-- START OF Dataset extract --
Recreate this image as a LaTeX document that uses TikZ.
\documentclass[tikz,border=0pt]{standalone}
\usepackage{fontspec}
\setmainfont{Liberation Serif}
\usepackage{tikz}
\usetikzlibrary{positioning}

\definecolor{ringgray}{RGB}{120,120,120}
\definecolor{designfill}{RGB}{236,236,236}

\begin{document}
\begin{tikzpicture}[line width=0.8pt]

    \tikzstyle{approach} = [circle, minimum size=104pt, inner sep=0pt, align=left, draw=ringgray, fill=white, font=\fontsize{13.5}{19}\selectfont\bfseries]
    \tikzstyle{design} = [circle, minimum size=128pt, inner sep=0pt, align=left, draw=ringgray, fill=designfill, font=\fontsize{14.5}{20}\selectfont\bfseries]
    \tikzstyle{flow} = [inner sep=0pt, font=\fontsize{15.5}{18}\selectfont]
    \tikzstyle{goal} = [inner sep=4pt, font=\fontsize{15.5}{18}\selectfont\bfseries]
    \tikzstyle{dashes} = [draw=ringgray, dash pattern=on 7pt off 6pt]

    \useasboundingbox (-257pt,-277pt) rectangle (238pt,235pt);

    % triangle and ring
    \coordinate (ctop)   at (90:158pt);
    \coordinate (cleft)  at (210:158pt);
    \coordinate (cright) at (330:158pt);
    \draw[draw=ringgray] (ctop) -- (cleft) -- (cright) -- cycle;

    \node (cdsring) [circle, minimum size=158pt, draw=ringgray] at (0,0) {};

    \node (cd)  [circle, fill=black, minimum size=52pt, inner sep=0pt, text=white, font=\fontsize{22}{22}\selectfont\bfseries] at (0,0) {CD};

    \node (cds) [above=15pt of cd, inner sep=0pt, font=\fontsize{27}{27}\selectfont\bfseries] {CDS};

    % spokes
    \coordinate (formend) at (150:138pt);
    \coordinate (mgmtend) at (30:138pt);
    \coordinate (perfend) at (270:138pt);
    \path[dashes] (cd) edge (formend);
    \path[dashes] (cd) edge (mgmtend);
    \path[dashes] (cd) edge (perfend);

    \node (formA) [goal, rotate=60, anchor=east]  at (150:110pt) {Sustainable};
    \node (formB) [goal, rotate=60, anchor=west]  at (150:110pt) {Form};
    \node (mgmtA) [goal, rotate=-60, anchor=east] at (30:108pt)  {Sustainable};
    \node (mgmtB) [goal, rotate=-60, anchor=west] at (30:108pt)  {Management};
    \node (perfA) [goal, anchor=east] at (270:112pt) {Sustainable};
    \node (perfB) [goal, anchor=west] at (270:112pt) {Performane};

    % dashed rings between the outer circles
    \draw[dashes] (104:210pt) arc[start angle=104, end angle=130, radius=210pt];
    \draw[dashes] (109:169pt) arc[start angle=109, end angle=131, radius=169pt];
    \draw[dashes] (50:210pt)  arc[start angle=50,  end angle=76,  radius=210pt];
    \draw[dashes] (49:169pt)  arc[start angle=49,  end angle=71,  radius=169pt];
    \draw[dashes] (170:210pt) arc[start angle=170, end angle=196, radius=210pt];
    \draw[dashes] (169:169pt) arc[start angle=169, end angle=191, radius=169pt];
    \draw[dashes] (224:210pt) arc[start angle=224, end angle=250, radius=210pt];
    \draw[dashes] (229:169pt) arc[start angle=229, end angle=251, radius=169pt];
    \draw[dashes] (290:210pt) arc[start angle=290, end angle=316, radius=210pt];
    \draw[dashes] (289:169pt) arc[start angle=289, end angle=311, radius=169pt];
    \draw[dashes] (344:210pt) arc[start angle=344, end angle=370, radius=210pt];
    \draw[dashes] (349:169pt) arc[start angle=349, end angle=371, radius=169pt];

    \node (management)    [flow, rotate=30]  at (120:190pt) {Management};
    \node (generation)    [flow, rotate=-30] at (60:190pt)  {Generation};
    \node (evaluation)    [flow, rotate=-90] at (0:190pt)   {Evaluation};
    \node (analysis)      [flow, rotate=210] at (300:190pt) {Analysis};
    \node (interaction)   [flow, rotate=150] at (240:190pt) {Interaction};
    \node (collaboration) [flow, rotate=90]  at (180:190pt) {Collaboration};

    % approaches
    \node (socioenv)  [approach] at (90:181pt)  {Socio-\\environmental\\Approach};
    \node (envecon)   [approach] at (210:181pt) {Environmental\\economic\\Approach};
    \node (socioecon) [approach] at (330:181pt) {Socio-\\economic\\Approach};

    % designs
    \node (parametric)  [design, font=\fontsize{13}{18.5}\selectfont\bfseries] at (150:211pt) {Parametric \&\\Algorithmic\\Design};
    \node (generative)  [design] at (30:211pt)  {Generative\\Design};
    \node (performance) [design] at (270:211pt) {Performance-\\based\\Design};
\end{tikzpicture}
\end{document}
-- END OF Dataset extract --
-- START OF Dataset extract --
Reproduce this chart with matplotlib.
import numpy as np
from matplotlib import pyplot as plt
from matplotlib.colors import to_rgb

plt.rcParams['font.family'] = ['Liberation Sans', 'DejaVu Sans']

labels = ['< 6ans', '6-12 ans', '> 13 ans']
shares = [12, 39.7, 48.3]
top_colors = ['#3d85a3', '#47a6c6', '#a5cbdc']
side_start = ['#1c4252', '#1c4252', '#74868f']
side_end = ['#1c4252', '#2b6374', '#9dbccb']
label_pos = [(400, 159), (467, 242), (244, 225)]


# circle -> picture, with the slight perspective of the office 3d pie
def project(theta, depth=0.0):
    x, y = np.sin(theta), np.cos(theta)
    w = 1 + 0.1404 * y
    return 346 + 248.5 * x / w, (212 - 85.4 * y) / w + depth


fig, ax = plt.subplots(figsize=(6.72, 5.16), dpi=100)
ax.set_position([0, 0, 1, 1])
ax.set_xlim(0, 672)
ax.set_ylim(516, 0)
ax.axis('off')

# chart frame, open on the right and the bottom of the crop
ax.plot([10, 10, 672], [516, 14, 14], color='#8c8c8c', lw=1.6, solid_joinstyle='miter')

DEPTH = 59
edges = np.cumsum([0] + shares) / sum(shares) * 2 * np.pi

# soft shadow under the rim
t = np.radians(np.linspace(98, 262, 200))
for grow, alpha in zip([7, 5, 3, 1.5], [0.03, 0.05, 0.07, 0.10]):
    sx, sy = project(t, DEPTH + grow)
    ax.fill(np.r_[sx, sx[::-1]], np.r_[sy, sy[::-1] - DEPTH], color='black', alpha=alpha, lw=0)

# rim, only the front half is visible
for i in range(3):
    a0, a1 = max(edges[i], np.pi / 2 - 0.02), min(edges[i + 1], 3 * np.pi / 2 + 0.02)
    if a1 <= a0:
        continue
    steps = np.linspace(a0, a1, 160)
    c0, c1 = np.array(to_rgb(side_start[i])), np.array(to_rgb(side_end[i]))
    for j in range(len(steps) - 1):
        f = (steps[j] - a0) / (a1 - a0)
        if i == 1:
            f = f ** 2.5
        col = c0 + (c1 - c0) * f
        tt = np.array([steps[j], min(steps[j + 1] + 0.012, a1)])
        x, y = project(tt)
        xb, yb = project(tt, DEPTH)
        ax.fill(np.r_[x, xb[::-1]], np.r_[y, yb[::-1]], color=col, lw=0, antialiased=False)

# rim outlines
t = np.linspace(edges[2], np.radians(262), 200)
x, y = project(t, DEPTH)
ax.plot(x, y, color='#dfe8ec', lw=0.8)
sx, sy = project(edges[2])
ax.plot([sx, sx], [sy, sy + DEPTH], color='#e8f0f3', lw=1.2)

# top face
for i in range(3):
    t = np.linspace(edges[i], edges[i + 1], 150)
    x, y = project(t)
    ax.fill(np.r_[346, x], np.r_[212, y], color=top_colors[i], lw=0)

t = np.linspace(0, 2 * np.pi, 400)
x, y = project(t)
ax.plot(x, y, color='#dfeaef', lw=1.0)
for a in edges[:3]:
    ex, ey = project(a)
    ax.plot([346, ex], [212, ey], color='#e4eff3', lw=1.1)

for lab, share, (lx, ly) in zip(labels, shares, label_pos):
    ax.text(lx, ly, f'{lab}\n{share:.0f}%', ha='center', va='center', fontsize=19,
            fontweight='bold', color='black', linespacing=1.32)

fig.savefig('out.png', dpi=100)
-- END OF Dataset extract --
-- START OF Dataset extract --
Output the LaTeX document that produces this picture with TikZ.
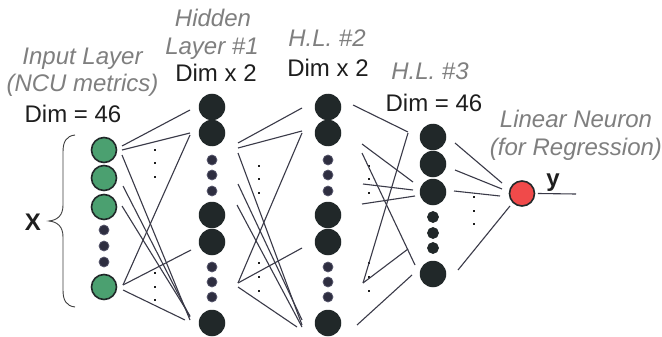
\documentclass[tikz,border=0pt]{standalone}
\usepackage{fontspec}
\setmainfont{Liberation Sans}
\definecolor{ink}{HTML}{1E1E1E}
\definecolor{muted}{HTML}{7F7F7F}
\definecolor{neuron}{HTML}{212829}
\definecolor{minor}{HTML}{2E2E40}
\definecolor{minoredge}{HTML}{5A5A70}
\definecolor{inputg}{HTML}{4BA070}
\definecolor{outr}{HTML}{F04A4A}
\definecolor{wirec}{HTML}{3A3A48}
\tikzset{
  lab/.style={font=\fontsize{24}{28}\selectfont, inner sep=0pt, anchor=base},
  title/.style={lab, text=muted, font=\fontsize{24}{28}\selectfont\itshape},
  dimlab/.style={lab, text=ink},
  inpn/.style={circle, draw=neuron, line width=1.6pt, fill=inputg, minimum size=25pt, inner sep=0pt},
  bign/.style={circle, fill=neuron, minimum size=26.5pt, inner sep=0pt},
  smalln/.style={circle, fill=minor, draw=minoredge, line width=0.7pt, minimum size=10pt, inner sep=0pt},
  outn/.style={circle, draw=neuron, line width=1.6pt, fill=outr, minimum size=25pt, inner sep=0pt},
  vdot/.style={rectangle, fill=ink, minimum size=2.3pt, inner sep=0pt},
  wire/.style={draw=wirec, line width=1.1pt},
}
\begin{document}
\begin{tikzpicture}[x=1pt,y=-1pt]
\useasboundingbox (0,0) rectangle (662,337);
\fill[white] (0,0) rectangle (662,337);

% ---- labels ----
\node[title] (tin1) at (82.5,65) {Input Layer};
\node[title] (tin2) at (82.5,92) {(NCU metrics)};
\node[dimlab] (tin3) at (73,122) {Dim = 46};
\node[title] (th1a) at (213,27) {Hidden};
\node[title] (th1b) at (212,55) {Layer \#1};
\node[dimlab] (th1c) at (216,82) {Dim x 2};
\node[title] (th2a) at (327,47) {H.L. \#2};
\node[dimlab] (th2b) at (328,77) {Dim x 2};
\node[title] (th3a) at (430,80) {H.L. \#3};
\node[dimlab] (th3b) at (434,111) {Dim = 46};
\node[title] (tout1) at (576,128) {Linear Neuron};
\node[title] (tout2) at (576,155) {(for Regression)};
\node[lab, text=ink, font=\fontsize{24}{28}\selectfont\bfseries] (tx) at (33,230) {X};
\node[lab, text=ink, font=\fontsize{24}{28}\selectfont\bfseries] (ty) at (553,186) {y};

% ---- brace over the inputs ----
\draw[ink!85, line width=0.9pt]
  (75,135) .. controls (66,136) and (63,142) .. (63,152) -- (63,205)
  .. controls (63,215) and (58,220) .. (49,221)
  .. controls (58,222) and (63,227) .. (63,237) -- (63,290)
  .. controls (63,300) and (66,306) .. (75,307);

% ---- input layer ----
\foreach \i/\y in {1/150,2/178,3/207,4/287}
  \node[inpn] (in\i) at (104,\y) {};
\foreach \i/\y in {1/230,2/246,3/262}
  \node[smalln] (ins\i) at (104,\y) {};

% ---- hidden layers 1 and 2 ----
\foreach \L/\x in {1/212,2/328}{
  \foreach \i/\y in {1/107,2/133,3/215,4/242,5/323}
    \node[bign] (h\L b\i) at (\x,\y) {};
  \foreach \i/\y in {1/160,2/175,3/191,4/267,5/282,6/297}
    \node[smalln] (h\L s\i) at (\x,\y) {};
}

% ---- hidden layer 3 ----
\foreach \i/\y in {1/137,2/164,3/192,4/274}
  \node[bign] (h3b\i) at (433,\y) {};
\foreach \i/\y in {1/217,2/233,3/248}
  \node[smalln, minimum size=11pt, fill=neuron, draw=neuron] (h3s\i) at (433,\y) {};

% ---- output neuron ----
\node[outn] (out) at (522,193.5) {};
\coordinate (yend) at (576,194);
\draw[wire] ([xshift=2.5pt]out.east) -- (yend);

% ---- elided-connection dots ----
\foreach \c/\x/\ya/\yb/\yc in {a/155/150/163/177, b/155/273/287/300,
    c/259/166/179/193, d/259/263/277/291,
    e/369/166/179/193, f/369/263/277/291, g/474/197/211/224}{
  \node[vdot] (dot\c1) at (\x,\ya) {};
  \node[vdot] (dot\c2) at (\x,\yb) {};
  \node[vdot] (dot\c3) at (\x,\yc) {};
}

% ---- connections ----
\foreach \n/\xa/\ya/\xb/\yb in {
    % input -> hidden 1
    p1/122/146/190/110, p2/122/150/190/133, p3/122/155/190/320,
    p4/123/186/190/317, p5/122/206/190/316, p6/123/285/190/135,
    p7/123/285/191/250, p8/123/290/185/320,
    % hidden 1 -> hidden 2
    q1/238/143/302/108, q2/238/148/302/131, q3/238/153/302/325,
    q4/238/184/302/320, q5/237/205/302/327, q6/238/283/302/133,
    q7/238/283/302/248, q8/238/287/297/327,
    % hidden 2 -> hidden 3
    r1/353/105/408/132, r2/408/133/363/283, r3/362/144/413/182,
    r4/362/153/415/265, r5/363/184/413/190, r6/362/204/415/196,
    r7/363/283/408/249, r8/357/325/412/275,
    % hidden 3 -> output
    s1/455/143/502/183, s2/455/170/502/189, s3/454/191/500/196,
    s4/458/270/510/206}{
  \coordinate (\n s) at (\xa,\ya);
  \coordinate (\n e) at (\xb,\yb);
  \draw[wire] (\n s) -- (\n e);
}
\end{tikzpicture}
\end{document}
-- END OF Dataset extract --
Using the listing above, show every line that includes the string "chart".

Reproduce this chart with matplotlib.
# chart frame, open on the right and the bottom of the crop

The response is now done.